Still with this said, Obama’s speech was more of the same rah rah type. Not that it was bad, but still the same old same old. Only thing missing was a “cash for clunkers” program. Why because it was not specific and talks around what I see and experience as a person under employed who has grown through $300,000 of savings just to keep from losing his home. I guess he knows that in this weak economy his numbers are bad but that the approval for congress is worse. On the ground, those of us without sufficient employment know that things will most likely get worse before they get better and that none of what he proposed even attempts to thwart the impact of the troubles of Europe through its banking and market crisis on the average American citizen, for consumers remain deep in debt and the depression in the housing market has yet to hit bottom.
We in touch and on the ground see the economy is too weak to add enough jobs monthly to even keep up with US population growth. My understanding of microeconomics and math indicates anything less 140,000 jobs a month will only keep adding to the ranks of the unemployed.

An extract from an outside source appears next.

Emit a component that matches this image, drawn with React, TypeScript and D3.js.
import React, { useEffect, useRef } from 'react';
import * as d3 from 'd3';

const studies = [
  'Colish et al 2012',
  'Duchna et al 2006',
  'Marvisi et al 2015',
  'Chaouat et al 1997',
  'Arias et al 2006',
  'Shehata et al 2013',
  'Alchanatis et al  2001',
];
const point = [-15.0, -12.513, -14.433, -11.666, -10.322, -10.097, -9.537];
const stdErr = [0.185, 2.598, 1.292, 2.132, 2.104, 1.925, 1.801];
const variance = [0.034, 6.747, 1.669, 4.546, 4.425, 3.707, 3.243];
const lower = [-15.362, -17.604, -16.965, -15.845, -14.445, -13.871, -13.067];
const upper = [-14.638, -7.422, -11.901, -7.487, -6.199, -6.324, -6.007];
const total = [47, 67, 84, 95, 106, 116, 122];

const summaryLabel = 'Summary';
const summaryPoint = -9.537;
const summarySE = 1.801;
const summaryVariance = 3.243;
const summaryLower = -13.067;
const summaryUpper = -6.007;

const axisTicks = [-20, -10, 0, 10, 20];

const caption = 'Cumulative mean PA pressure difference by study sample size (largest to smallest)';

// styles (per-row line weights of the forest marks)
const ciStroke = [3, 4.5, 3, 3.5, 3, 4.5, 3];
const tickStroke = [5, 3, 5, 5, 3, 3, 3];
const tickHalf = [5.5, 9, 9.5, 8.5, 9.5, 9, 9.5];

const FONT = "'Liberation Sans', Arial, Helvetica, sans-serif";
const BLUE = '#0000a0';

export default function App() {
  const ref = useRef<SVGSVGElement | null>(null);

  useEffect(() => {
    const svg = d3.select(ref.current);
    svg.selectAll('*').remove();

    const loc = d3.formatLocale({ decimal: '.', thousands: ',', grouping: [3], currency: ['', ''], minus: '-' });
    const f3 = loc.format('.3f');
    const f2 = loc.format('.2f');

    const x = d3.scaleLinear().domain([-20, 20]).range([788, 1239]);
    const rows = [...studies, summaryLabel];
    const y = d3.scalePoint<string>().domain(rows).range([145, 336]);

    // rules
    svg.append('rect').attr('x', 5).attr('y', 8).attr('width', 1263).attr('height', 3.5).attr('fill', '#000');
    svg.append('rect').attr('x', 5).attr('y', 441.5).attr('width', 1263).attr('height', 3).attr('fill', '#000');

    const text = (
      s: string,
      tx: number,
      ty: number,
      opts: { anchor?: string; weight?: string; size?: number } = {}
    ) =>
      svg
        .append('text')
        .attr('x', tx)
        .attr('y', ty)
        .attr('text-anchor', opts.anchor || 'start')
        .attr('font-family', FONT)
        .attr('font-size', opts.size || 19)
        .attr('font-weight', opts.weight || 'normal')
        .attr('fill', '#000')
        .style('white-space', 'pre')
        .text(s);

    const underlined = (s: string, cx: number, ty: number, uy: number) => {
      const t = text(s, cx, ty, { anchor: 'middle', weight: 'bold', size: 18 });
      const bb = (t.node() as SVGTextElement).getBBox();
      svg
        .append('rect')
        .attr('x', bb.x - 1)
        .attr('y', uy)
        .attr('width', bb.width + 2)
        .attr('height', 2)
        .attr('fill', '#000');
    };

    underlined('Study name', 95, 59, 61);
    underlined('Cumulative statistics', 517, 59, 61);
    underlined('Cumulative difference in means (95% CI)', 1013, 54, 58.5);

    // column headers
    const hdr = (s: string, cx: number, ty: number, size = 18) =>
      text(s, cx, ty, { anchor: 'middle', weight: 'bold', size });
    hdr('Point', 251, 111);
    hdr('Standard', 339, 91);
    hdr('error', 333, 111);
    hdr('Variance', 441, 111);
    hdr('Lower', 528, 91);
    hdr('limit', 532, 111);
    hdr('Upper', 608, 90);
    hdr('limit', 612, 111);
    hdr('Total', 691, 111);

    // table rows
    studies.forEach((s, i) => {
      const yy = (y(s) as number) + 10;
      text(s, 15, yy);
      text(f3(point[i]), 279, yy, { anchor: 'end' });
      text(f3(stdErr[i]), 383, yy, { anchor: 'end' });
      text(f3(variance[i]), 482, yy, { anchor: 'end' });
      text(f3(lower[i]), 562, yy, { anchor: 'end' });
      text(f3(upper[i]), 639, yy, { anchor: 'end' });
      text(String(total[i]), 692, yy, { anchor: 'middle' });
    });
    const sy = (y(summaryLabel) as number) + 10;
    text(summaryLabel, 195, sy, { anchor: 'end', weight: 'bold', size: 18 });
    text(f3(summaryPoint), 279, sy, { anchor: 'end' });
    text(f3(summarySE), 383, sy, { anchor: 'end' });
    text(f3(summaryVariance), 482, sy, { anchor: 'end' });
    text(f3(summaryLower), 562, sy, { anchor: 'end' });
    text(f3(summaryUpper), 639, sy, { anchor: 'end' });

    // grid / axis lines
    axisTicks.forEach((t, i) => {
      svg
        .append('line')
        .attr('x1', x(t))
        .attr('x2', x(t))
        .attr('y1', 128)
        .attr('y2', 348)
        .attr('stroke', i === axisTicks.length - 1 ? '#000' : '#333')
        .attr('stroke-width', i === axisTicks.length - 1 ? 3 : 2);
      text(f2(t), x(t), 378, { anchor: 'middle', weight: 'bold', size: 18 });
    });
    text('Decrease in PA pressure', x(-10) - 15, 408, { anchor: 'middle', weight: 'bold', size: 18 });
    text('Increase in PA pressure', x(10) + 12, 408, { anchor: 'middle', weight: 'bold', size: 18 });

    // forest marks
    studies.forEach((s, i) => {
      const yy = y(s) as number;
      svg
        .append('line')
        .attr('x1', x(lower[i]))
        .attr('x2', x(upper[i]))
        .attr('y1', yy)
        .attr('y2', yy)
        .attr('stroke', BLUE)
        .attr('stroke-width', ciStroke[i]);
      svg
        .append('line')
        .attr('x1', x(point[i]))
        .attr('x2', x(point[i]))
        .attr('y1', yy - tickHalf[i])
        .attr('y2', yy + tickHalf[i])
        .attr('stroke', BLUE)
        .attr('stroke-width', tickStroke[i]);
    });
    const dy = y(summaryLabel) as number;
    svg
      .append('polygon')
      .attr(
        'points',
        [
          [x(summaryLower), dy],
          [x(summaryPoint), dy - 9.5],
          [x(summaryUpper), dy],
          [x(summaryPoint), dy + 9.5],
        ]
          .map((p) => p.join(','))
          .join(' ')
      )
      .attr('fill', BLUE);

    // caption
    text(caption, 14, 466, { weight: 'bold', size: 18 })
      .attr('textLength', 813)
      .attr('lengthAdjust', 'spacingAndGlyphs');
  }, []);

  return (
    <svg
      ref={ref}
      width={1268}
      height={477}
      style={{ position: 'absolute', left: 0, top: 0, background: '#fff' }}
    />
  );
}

The plan had nothing I would consider big or different. He should have [1] offered to implement some sort of profit tax on large corporations that earn more than 20 million annually in profits of around 4 to 6 percent. He should have [2] offered some type of net job creation tax for large and small businesses for about a five year period to serve as an incentive for job creation that would said companies a tax credit that would cover at least a third of their salaries for that time period. He should [3] look at international growth sectors and instituted a re-employment service as opposed to unemployment that focus on industry specific training programs that would prepare the young and poor for skilled jobs.
Nothing in his proposal is punitive. He should have [5] mentioned that the top 100 companies in the US have uprooted around 3 million jobs here in the states over the past decade yet created around 2.5 million jobs overseas. He should have [6] specifically addressed Sarbanes-Oxley regulations and only implement them for corporations making under $200 million annually (I could only imagine the strain and expense on businesses with respect to their legal cost alone to comply).

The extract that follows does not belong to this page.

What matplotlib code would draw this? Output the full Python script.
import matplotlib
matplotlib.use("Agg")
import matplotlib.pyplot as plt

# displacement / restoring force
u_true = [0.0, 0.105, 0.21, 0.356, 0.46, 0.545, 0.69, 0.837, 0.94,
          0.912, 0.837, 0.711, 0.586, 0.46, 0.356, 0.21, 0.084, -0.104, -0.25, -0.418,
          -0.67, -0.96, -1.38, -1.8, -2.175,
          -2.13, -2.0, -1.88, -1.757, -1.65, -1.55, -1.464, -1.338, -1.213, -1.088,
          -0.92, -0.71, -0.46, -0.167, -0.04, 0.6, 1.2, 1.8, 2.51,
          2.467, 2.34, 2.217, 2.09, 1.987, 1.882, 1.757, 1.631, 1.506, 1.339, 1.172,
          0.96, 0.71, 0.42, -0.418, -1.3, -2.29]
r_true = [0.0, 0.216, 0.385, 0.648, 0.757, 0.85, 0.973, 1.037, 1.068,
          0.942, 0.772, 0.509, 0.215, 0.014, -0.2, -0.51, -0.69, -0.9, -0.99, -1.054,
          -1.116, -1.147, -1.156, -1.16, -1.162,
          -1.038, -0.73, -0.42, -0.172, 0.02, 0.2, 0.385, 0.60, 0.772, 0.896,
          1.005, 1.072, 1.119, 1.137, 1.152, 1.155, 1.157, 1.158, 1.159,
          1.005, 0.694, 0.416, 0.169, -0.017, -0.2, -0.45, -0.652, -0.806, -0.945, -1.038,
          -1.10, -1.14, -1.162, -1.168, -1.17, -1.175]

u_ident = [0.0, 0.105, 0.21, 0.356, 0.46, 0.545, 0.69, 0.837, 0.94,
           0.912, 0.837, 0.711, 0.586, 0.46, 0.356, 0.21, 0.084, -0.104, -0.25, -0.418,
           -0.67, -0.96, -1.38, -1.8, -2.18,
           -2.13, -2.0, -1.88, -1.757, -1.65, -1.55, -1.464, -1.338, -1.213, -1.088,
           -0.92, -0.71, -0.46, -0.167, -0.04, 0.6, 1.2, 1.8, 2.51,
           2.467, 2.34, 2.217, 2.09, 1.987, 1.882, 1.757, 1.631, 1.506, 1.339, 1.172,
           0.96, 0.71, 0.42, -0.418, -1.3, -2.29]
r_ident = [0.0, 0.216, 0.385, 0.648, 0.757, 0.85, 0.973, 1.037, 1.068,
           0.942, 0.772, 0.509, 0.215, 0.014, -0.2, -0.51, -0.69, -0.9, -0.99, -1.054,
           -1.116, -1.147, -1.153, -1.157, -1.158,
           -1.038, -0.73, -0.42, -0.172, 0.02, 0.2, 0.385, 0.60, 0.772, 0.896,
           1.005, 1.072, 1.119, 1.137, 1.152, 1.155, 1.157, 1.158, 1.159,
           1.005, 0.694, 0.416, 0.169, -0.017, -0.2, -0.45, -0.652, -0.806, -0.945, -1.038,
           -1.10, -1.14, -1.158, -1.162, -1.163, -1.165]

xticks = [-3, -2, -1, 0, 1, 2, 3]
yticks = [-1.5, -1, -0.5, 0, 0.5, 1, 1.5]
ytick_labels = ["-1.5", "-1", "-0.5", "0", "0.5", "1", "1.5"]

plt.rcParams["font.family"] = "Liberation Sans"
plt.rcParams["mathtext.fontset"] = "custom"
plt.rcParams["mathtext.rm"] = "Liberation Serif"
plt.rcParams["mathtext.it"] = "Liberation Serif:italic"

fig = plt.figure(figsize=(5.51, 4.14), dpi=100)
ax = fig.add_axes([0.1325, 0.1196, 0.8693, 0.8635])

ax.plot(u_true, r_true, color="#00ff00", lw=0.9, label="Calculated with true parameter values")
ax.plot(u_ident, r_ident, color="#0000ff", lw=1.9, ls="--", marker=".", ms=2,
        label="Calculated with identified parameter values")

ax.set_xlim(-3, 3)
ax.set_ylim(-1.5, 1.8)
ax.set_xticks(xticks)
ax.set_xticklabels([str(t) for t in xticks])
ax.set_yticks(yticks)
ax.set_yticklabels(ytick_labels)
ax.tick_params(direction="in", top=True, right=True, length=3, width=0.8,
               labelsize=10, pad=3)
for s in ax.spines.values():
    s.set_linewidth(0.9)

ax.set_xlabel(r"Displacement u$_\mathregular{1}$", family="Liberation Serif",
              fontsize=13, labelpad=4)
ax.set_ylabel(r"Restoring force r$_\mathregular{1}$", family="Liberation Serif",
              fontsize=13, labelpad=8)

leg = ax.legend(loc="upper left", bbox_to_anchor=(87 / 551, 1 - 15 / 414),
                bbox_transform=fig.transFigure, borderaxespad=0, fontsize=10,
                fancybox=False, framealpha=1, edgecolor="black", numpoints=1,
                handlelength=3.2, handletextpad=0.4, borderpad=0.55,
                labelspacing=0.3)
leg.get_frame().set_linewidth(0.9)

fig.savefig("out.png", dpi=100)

Lastly, he should [7] reinstate Glass-Stegall, [8] eliminate Dodd-Frank, [9] increase tax rates on short term capital gains for hedge funds for example who create most of the market volatility and lower long term capital gains taxes and lastly – [10] relegalize the sale of marijuana.

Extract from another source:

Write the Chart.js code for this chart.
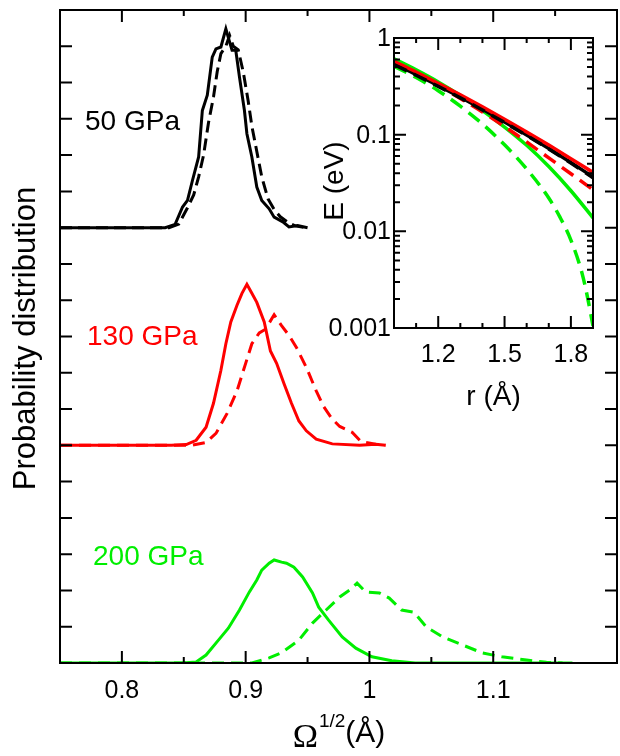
<!DOCTYPE html>
<html>
<head>
<meta charset="utf-8">
<script src="https://cdn.jsdelivr.net/npm/chart.js@4.4.0/dist/chart.umd.min.js"></script>
<style>
  html, body { margin: 0; padding: 0; background: #fff; }
  #wrap { position: relative; width: 620px; height: 756px; }
  #main { position: absolute; left: 0; top: 0; }
  #inset { position: absolute; left: 300px; top: 0; }
</style>
</head>
<body>
<div id="wrap">
  <canvas id="main" width="620" height="756"></canvas>
  <canvas id="inset" width="310" height="420"></canvas>
</div>
<script>
// main panel: distributions of Omega^1/2, stacked with baselines
const baselines = [12, 6, 0]; // 50, 130, 200 GPa
const pressureLabels = ["50 GPa", "130 GPa", "200 GPa"];

const bSolidX = [0.75, 0.835, 0.843, 0.849, 0.853, 0.857, 0.862, 0.865, 0.869, 0.873, 0.876, 0.880, 0.884, 0.887, 0.889, 0.892, 0.895, 0.899, 0.901, 0.905, 0.909, 0.913, 0.919, 0.923, 0.930, 0.935, 0.942, 0.950];
const bSolidY = [0, 0, 0.09, 0.57, 0.75, 1.3, 1.95, 3.23, 3.65, 4.7, 4.93, 4.98, 5.48, 5.12, 4.89, 4.89, 4.15, 3.23, 2.59, 1.95, 1.12, 0.75, 0.52, 0.29, 0.16, 0.02, 0.06, 0];
const bDashX = [0.75, 0.838, 0.846, 0.853, 0.858, 0.862, 0.866, 0.870, 0.874, 0.877, 0.880, 0.884, 0.887, 0.890, 0.894, 0.898, 0.902, 0.905, 0.909, 0.913, 0.918, 0.923, 0.928, 0.934, 0.940, 0.948];
const bDashY = [0, 0, 0.1, 0.55, 0.9, 1.4, 2.0, 2.9, 3.6, 4.3, 4.8, 5.0, 5.3, 5.0, 4.9, 4.3, 3.5, 2.8, 2.1, 1.4, 0.8, 0.5, 0.3, 0.15, 0.05, 0];

const rSolidX = [0.75, 0.84, 0.852, 0.860, 0.868, 0.874, 0.880, 0.884, 0.888, 0.893, 0.897, 0.901, 0.905, 0.909, 0.915, 0.920, 0.925, 0.931, 0.937, 0.943, 0.949, 0.957, 0.970, 0.992, 1.005, 1.013];
const rSolidY = [0, 0, 0.02, 0.14, 0.5, 1.16, 2.07, 2.8, 3.4, 3.86, 4.19, 4.44, 4.19, 3.94, 3.4, 2.6, 2.26, 1.7, 1.16, 0.67, 0.4, 0.17, 0.04, 0, 0.03, 0];
const rDashX = [0.75, 0.856, 0.868, 0.876, 0.885, 0.893, 0.900, 0.905, 0.911, 0.916, 0.923, 0.929, 0.935, 0.941, 0.949, 0.957, 0.963, 0.970, 0.976, 0.986, 0.993, 1.005, 1.013];
const rDashY = [0, 0, 0.08, 0.33, 0.88, 1.5, 2.26, 2.8, 3.1, 3.2, 3.6, 3.3, 3.03, 2.7, 2.15, 1.5, 1.07, 0.72, 0.52, 0.36, 0.11, 0.03, 0];

const gSolidX = [0.75, 0.849, 0.860, 0.868, 0.878, 0.886, 0.895, 0.903, 0.909, 0.913, 0.919, 0.923, 0.929, 0.933, 0.939, 0.946, 0.954, 0.959, 0.967, 0.978, 0.989, 1.002, 1.018, 1.037, 1.164];
const gSolidY = [0, 0, 0.03, 0.22, 0.63, 0.96, 1.46, 1.96, 2.29, 2.56, 2.75, 2.84, 2.78, 2.75, 2.64, 2.37, 1.93, 1.54, 1.18, 0.72, 0.41, 0.17, 0.06, 0, 0];
const gDashX = [0.75, 0.905, 0.919, 0.929, 0.943, 0.954, 0.965, 0.976, 0.984, 0.990, 0.997, 1.008, 1.016, 1.026, 1.036, 1.046, 1.059, 1.075, 1.091, 1.107, 1.127, 1.143, 1.156];
const gDashY = [0, 0, 0.14, 0.28, 0.63, 1.1, 1.46, 1.82, 2.01, 2.2, 1.96, 1.93, 1.79, 1.46, 1.40, 0.99, 0.72, 0.5, 0.28, 0.17, 0.08, 0.02, 0];

const xMajorTicks = [0.8, 0.9, 1.0, 1.1];
const xTickLabels = ["0.8", "0.9", "1", "1.1"];
const xMinorTicks = [0.85, 0.95, 1.05, 1.15];
const yTicks = [0, 1, 2, 3, 4, 5, 6, 7, 8, 9, 10, 11, 12, 13, 14, 15, 16, 17, 18];

// inset: E(r) on log scale
const rGrid = [1.0, 1.1, 1.2, 1.3, 1.4, 1.5, 1.6, 1.7, 1.8, 1.9];
const eBlackSolid = [0.54, 0.419, 0.321, 0.244, 0.183, 0.1355, 0.0993, 0.0719, 0.0515, 0.0365];
const eBlackDash = [0.53, 0.412, 0.316, 0.240, 0.180, 0.1335, 0.098, 0.071, 0.0508, 0.0358];
const eRedSolid = [0.575, 0.445, 0.340, 0.258, 0.194, 0.1445, 0.1067, 0.078, 0.0565, 0.0407];
const eRedDash = [0.55, 0.422, 0.32, 0.237, 0.172, 0.1216, 0.0841, 0.0575, 0.0394, 0.0269];
const eGreenSolid = [0.61, 0.468, 0.351, 0.254, 0.178, 0.120, 0.0776, 0.0468, 0.0263, 0.0138];
const rGreenDash = [1.0, 1.1, 1.2, 1.3, 1.4, 1.5, 1.6, 1.7, 1.75, 1.8, 1.85, 1.875, 1.9];
const eGreenDash = [0.51, 0.39, 0.285, 0.197, 0.129, 0.0785, 0.0442, 0.0221, 0.0141, 0.00813, 0.00372, 0.00209, 0.00105];

const rMajorTicks = [1.2, 1.5, 1.8];
const rTickLabels = ["1.2", "1.5", "1.8"];
const rMinorTicks = [1.1, 1.3, 1.4, 1.6, 1.7];
const eDecades = [1, 0.1, 0.01, 0.001];
const eTickLabels = ["1", "0.1", "0.01", "0.001"];

const BLACK = "#000000", RED = "#ff0000", GREEN = "#00ee00";
const SANS = '"Liberation Sans", Arial, sans-serif';

function pairs(xs, ys, offset) {
    return xs.map((x, i) => ({ x: x, y: ys[i] + (offset || 0) }));
}

function line(data, color, dash, width) {
    return {
        data: data,
        borderColor: color,
        borderWidth: width,
        borderDash: dash,
        pointRadius: 0,
        fill: false,
        tension: 0,
    };
}

// frame, inward ticks and text for the main panel
const mainDecor = {
    id: "mainDecor",
    afterDatasetsDraw(chart) {
        const { ctx, chartArea: a, scales: { x, y } } = chart;
        ctx.save();
        ctx.strokeStyle = BLACK;
        ctx.lineWidth = 2;
        ctx.strokeRect(a.left, a.top, a.right - a.left, a.bottom - a.top);
        ctx.beginPath();
        const xt = (v, len) => {
            const px = x.getPixelForValue(v);
            ctx.moveTo(px, a.bottom); ctx.lineTo(px, a.bottom - len);
            ctx.moveTo(px, a.top); ctx.lineTo(px, a.top + len);
        };
        xMajorTicks.forEach(v => xt(v, 12));
        xMinorTicks.forEach(v => xt(v, 6));
        yTicks.forEach(v => {
            const py = y.getPixelForValue(v);
            ctx.moveTo(a.left, py); ctx.lineTo(a.left + 12, py);
            ctx.moveTo(a.right, py); ctx.lineTo(a.right - 12, py);
        });
        ctx.stroke();

        ctx.fillStyle = BLACK;
        ctx.font = "25px " + SANS;
        ctx.textAlign = "center";
        ctx.textBaseline = "alphabetic";
        xMajorTicks.forEach((v, i) => ctx.fillText(xTickLabels[i], x.getPixelForValue(v), a.bottom + 35));

        // x title: Omega^{1/2}(Å)
        const omegaFont = '34px "Liberation Serif", serif';
        ctx.font = omegaFont;
        const w1 = ctx.measureText("\u03A9").width;
        ctx.font = "19px " + SANS;
        const w2 = ctx.measureText("1/2").width;
        ctx.font = "30px " + SANS;
        const w3 = ctx.measureText("(\u00C5)").width;
        let sx = (a.left + a.right) / 2 - (w1 + w2 + w3) / 2;
        ctx.textAlign = "left";
        ctx.font = omegaFont;
        ctx.fillText("\u03A9", sx, a.bottom + 84);
        ctx.font = "19px " + SANS;
        ctx.fillText("1/2", sx + w1 + 1, a.bottom + 64);
        ctx.font = "30px " + SANS;
        ctx.fillText("(\u00C5)", sx + w1 + w2 + 1, a.bottom + 79);

        // y title
        ctx.save();
        ctx.translate(a.left - 25, (a.top + a.bottom) / 2 + 2);
        ctx.rotate(-Math.PI / 2);
        ctx.textAlign = "center";
        ctx.font = "31px " + SANS;
        ctx.fillText("Probability distribution", 0, 0);
        ctx.restore();

        // pressure labels
        ctx.font = "28px " + SANS;
        ctx.textAlign = "left";
        const colors = [BLACK, RED, GREEN];
        const offs = [[25, 120], [27, 335], [33, 555]];
        pressureLabels.forEach((t, i) => {
            ctx.fillStyle = colors[i];
            ctx.fillText(t, a.left + offs[i][0], a.top + offs[i][1]);
        });
        ctx.restore();
    }
};

new Chart(document.getElementById("main"), {
    type: "line",
    data: {
        datasets: [
            line(pairs(bSolidX, bSolidY, baselines[0]), BLACK, [], 3),
            line(pairs(bDashX, bDashY, baselines[0]), BLACK, [12, 6], 3),
            line(pairs(rSolidX, rSolidY, baselines[1]), RED, [], 3),
            line(pairs(rDashX, rDashY, baselines[1]), RED, [12, 7], 3),
            line(pairs(gSolidX, gSolidY, baselines[2]), GREEN, [], 3),
            line(pairs(gDashX, gDashY, baselines[2]), GREEN, [12, 7], 3),
        ],
    },
    options: {
        responsive: false,
        animation: false,
        devicePixelRatio: 1,
        layout: { padding: { top: 10, right: 3, left: 0, bottom: 0 } },
        plugins: { legend: { display: false }, tooltip: { enabled: false } },
        scales: {
            x: {
                type: "linear",
                min: 0.75,
                max: 1.2,
                ticks: { display: false, stepSize: 0.05 },
                grid: { display: false, drawTicks: false },
                border: { display: false },
                afterFit(s) { s.height = 93; },
            },
            y: {
                type: "linear",
                min: 0,
                max: 18,
                ticks: { display: false, stepSize: 1 },
                grid: { display: false, drawTicks: false },
                border: { display: false },
                afterFit(s) { s.width = 60; },
            },
        },
    },
    plugins: [mainDecor],
});

// frame, ticks and text for the inset
const insetDecor = {
    id: "insetDecor",
    afterDatasetsDraw(chart) {
        const { ctx, chartArea: a, scales: { x, y } } = chart;
        ctx.save();
        ctx.strokeStyle = BLACK;
        ctx.lineWidth = 2;
        ctx.strokeRect(a.left, a.top, a.right - a.left, a.bottom - a.top);
        ctx.beginPath();
        const xt = (v, len) => {
            const px = x.getPixelForValue(v);
            ctx.moveTo(px, a.bottom); ctx.lineTo(px, a.bottom - len);
            ctx.moveTo(px, a.top); ctx.lineTo(px, a.top + len);
        };
        rMajorTicks.forEach(v => xt(v, 12));
        rMinorTicks.forEach(v => xt(v, 5));
        const yt = (v, len) => {
            const py = y.getPixelForValue(v);
            ctx.moveTo(a.left, py); ctx.lineTo(a.left + len, py);
            ctx.moveTo(a.right, py); ctx.lineTo(a.right - len, py);
        };
        eDecades.forEach(d => {
            yt(d, 12);
            if (d < 1) for (let m = 2; m <= 9; m++) yt(d * m, 6);
        });
        ctx.stroke();

        ctx.fillStyle = BLACK;
        ctx.font = "25px " + SANS;
        ctx.textAlign = "center";
        ctx.textBaseline = "alphabetic";
        rMajorTicks.forEach((v, i) => ctx.fillText(rTickLabels[i], x.getPixelForValue(v), a.bottom + 34));
        ctx.textAlign = "right";
        ctx.textBaseline = "middle";
        eDecades.forEach((v, i) => ctx.fillText(eTickLabels[i], a.left - 3, y.getPixelForValue(v) + 1));

        ctx.textBaseline = "alphabetic";
        ctx.textAlign = "center";
        ctx.font = "28px " + SANS;
        ctx.fillText("r (\u00C5)", (a.left + a.right) / 2, a.bottom + 77);
        ctx.save();
        ctx.translate(a.left - 51, (a.top + a.bottom) / 2 - 2);
        ctx.rotate(-Math.PI / 2);
        ctx.fillText("E (eV)", 0, 0);
        ctx.restore();
        ctx.restore();
    }
};

function smooth(ds) {
    ds.cubicInterpolationMode = "monotone";
    return ds;
}

new Chart(document.getElementById("inset"), {
    type: "line",
    data: {
        datasets: [
            smooth(line(pairs(rGrid, eBlackDash), BLACK, [14, 8], 3.5)),
            smooth(line(pairs(rGrid, eRedSolid), RED, [], 3.5)),
            smooth(line(pairs(rGrid, eBlackSolid), BLACK, [], 3.5)),
            smooth(line(pairs(rGrid, eRedDash), RED, [14, 8], 3.5)),
            smooth(line(pairs(rGrid, eGreenSolid), GREEN, [], 3.5)),
            smooth(line(pairs(rGreenDash, eGreenDash), GREEN, [14, 8], 3.5)),
        ],
    },
    options: {
        responsive: false,
        animation: false,
        devicePixelRatio: 1,
        layout: { padding: { top: 38, right: 17, left: 0, bottom: 0 } },
        plugins: { legend: { display: false }, tooltip: { enabled: false } },
        scales: {
            x: {
                type: "linear",
                min: 1.0,
                max: 1.9,
                ticks: { display: false, stepSize: 0.1 },
                grid: { display: false, drawTicks: false },
                border: { display: false },
                afterFit(s) { s.height = 92; },
            },
            y: {
                type: "logarithmic",
                min: 0.001,
                max: 1,
                ticks: { display: false },
                grid: { display: false, drawTicks: false },
                border: { display: false },
                afterFit(s) { s.width = 94; },
            },
        },
    },
    plugins: [insetDecor],
});
</script>
</body>
</html>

This is just what I think, based on what I learned from Dr. Meyer in high school and my subsequent readings since then. It aided me in being able to amass more than $300,000 in investments without the aid of a broker or financial planner; although I have been using it up to stay afloat after my business closed and lost full time employment before then.
Politicians are scared to tell us the truth, do not understand the problem and too busy with the interest of large corporations to really solve or care about us little folk. They are afraid to tell us and won’t tell us the truth, and Obama’s plan is nothing more than the same thing he did the first two years while in office – hum bug.
Neither the congress nor the President can honestly feel what we feel on the ground. They argue about finding funds to provide for simple people who have lost everything due to floods, fires and tornadoes. They do not see that the games they play are not funn for us and look away from the possibility of what has been seen in France, Greece, Italy, Syria, Israel, England and else where in the form of civil disobedience can manifest over here. Nice speech Mr. President. Way to sit on your hands Congress. Just be reminded though – No Substance, No peace. For republiacns and democrats seem to not understand I am human capital not political capital.